Last year, the company also started donating leather offcuts to Elvis & Kresse, a sustainable luxury company that creates lifestyle accessories by re-engineering waste material through innovative craftsmanship.
The move supports a broader, five-year partnership between the Burberry Foundation and Elvis & Kresse, which aims to transform at least 120 tonnes of Burberry leather offcuts into a range of new products, designed and sold by Elvis & Kresse. Half the profits from this range will be donated to charitable organisations promoting renewable energy. According to AFP, Burberry also cited partnerships with waste-reduction companies such as the Ellen MacArthur Foundation.
Marketing has reached out to Burberry for comment.

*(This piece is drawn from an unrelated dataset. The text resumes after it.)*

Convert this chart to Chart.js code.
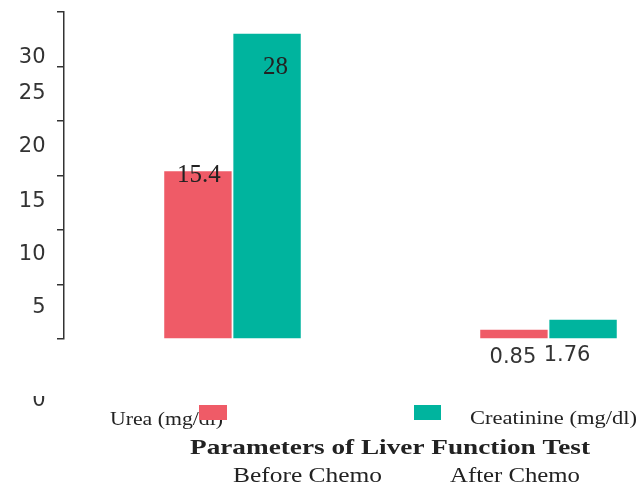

In its latest trading report, Burberry revealed that its Asia Pacific business had grown by a mid-single digit percentage. Markets which saw growth include Mainland China, while Hong Kong, Korea and Japan all benefited from Chinese spend shifting more to Asian tourist destinations within the region. The region also saw strong growth in digital, with direct-to-consumer growth being led by Asia Pacific. Mobile was also found to be largest digital channel for the brand.
The past year saw the brand relaunching its website to involve updated and new content. Burberry also leverage on interactive functions on its mobile app, which includes video content and GIFs as a part of our product storytelling. This was accompanied with a call to action to product purchase immediately after reading the story.